2:21 BETTER. . .NOT TO HAVE KNOWN: Knowledge (especially "full knowledge") without obedience is exceedingly dangerous! Jesus said of Judas that it would have been better for him not to have been born, then to have turned from the truth he had known (Matthew. 26:24). The words way of righteousness and holy commandment stress the ethical content of the knowledge these false teachers had. They knew what was right and holy but they deliberately chose to keep on doing what was wrong and defiling.

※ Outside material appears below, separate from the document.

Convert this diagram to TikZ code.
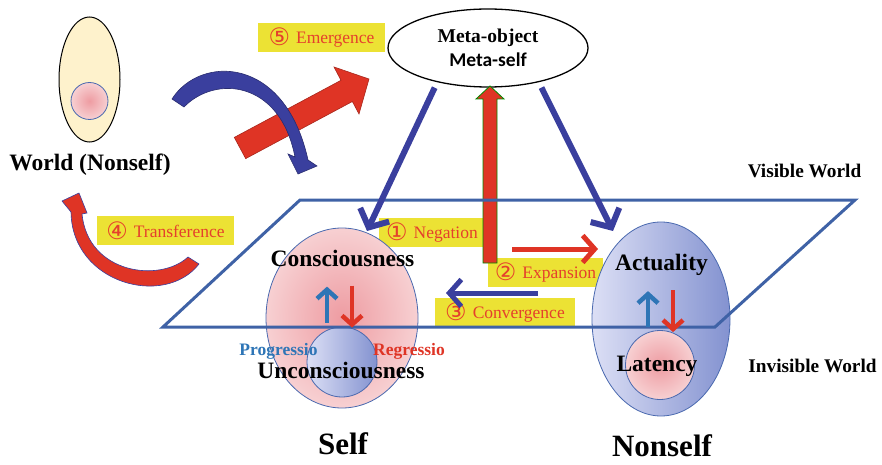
\documentclass[tikz,border=0pt]{standalone}
\usepackage{fontspec}
\setmainfont{Liberation Serif}
\newfontfamily\metafont{Carlito}
\newfontfamily\digitfont{DejaVu Sans}
\usetikzlibrary{arrows.meta,shapes.geometric,calc}

\definecolor{metablue}{HTML}{3A3F9E}
\definecolor{planeblue}{HTML}{3F62A6}
\definecolor{edgeblue}{HTML}{4A69AF}
\definecolor{arrowred}{HTML}{DF3425}
\definecolor{labelyellow}{HTML}{ECE234}
\definecolor{labelred}{HTML}{E5402C}
\definecolor{progblue}{HTML}{2E75B6}
\definecolor{worldfill}{HTML}{FEF2CC}
\definecolor{pinkcore}{HTML}{EE9CA2}
\definecolor{pinkrim}{HTML}{F7D0D2}
\definecolor{lilacleft}{HTML}{DCDFF5}
\definecolor{lilacright}{HTML}{8392D0}

\newcommand\circnum[1]{\raisebox{-1.5pt}{\digitfont\fontsize{24}{24}\selectfont #1}\hspace{6pt}}

\begin{document}
\begin{tikzpicture}[
    x=1pt, y=-1pt,
    stagebox/.style={fill=labelyellow, text=labelred, minimum height=29pt, inner sep=0pt, font=\fontsize{17.5}{20}\selectfont},
    bigword/.style={anchor=base, font=\fontsize{23.5}{26}\selectfont\bfseries},
    smallword/.style={anchor=base, font=\fontsize{19.3}{22}\selectfont\bfseries},
    flowword/.style={anchor=base, font=\fontsize{17.5}{20}\selectfont\bfseries},
    hugeword/.style={anchor=base, font=\fontsize{31}{34}\selectfont\bfseries},
    thinedge/.style={draw=edgeblue, line width=0.8pt},
    metaarrow/.style={metablue, line width=6pt, -{Straight Barb[length=14pt,width=32pt]}},
    flowarrow/.style={line width=5pt, -{Straight Barb[length=12pt,width=27pt]}},
    tinyarrow/.style={line width=4.5pt, -{Straight Barb[length=9pt,width=20pt]}}
]
    \useasboundingbox (0,0) rectangle (882,465);

    % World (Nonself)
    \node [ellipse, draw=black, line width=1pt, fill=worldfill, minimum width=61pt, minimum height=125pt, inner sep=0pt] (world) at (89.5,79.5) {};
    \node [circle, thinedge, inner color=pinkcore, outer color=pinkrim, minimum size=37pt, inner sep=0pt] (worldcore) at (89.5,101) {};

    % Stage labels
    \node [stagebox, minimum width=127pt] (emerge) at (321.5,37.5) {\circnum{⑤}Emergence};
    \node [stagebox, minimum width=137pt] (transfer) at (165.5,230.5) {\circnum{④}Transference};
    \node [stagebox, minimum width=106pt] (negate) at (432,232.5) {\circnum{①}Negation};
    \node [stagebox, minimum width=115pt] (expand) at (545.5,272.5) {\circnum{②}Expansion};
    \node [stagebox, minimum width=140pt] (converge) at (505,312.5) {\circnum{③}Convergence};

    % Emergence: red block arrow, crossed by the blue curve
    \filldraw [fill=arrowred, draw=arrowred!75!black, line width=0.6pt]
        (234.3,137.4) -- (341,80.3) -- (334,67) -- (369,79)
        -- (359,114) -- (352.4,101.5) -- (245.7,158.6) -- cycle;
    \filldraw [fill=metablue, draw=metablue!70!black, line width=0.6pt]
        (172,99) .. controls (200,55) and (285,55) .. (308,160)
        -- (317,166) -- (298,174) -- (288,154) -- (295,157)
        .. controls (280,80) and (215,75) .. (184,107) -- cycle;

    % Transference: red crescent
    \filldraw [fill=arrowred, draw=metablue, line width=0.6pt]
        (199,264) .. controls (165,308) and (72,284) .. (71,212)
        -- (62,201) -- (79,193) -- (87,213) -- (82,214)
        .. controls (88,274) and (160,283) .. (188,257) -- cycle;

    % Meta level
    \node [ellipse, draw=black, line width=1.3pt, fill=white, minimum width=200pt, minimum height=78pt, inner sep=0pt, align=center, font=\fontsize{19.5}{24}\selectfont\bfseries] (meta) at (488,48) {Meta-object\\{\metafont Meta-self}};

    % Rising red arrow
    \filldraw [fill=arrowred, draw=green!55!black, line width=0.8pt]
        (483,263) -- (497,263) -- (497,99) -- (504,99) -- (490,86) -- (476,99) -- (483,99) -- cycle;

    % Self and Nonself
    \node [ellipse, thinedge, inner color=pinkcore, outer color=pinkrim, minimum width=152pt, minimum height=180pt] (self) at (342,318) {};
    \node [circle, thinedge, left color=lilacleft, right color=lilacright, minimum size=70pt, inner sep=0pt] (unc) at (342,362) {};
    \node [ellipse, thinedge, left color=lilacleft, right color=lilacright, minimum width=138pt, minimum height=194pt] (nonself) at (661,319) {};
    \node [circle, thinedge, inner color=pinkcore, outer color=pinkrim, minimum size=69pt, inner sep=0pt] (lat) at (660,365) {};

    % Plane between visible and invisible world
    \draw [planeblue, line width=3pt] (300,200) -- (855,200) -- (715,327) -- (163,327) -- cycle;

    % Arrows from the meta level
    \coordinate (selftip) at (367,231);
    \coordinate (acttip) at (613,231);
    \draw [metaarrow, shorten <=6pt] (meta.214) -- (selftip);
    \draw [metaarrow, shorten <=6pt] (meta.326) -- (acttip);

    % Expansion and convergence
    \coordinate (expfrom) at (512,249);
    \coordinate (expto) at (598,249);
    \coordinate (convfrom) at (538,293);
    \coordinate (convto) at (446,293);
    \draw [flowarrow, arrowred] (expfrom) -- (expto);
    \draw [flowarrow, metablue] (convfrom) -- (convto);

    % Progressio / Regressio
    \draw [tinyarrow, progblue] ($(unc.north)+(-15,-4)$) -- ++(0,-36);
    \draw [tinyarrow, arrowred] ($(unc.north)+(10,-41)$) -- ($(unc.north)+(10,1)$);
    \draw [tinyarrow, progblue] ($(lat.north)+(-12,-3)$) -- ++(0,-36);
    \draw [tinyarrow, arrowred] ($(lat.north)+(13,-40)$) -- ($(lat.north)+(13,2)$);

    % Texts
    \node [bigword] (worldname) at (90,170) {World (Nonself)};
    \node [smallword] (visible) at (804.5,177) {Visible World};
    \node [smallword] (invisible) at (812.5,372) {Invisible World};
    \node [bigword] (conscious) at (342.5,266) {Consciousness};
    \node [flowword, text=progblue] (progress) at (278.5,355) {Progressio};
    \node [flowword, text=arrowred] (regress) at (409,355) {Regressio};
    \node [bigword] (unconscious) at (341,378) {Unconsciousness};
    \node [bigword] (actual) at (661.5,270) {Actuality};
    \node [bigword] (latent) at (657,371) {Latency};
    \node [hugeword] (selfname) at (343,454) {Self};
    \node [hugeword] (nonselfname) at (662,456) {Nonself};

\end{tikzpicture}
\end{document}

2:22 ACCORDING TO THE TRUE PROVERB: This v. reveals the ultimate truth about these teachers: they never had really been born again by the knowledge about Christ they had learned! The parallels here with 1 Corinthians. 10:1-12, Hebrews 6:6, and Hebrews 10:26 are evident. They will be given over to the fate they have chosen, for despite all their protestations their nature remains unchanged. "The dog which has got rid of the corruption inside it through vomiting it up cannot leave well enough alone; it goes sniffing around the vomit again. The pig that has got rid of the corruption outside by means of a scrubbing cannot resist rolling in the mud" (Michael Green). The first proverb is found in Proverbs. 26:11; the second is from the Syrian story of Ahikar, obviously known to our author and his readers. Both dogs and pigs are referred to by Jesus, in Matthew. 7:6, as pictures of mankind far away from God. A review of the whole chapter shows that yielding to the money-mad, sex-obsessed, materialistic and anti-authoritarian drives of modern society are indications that an individual's heart is not in touch with the lordship of Christ, but has succumbed to the delusions of the devil instead. Pride in knowledge is the point of attack.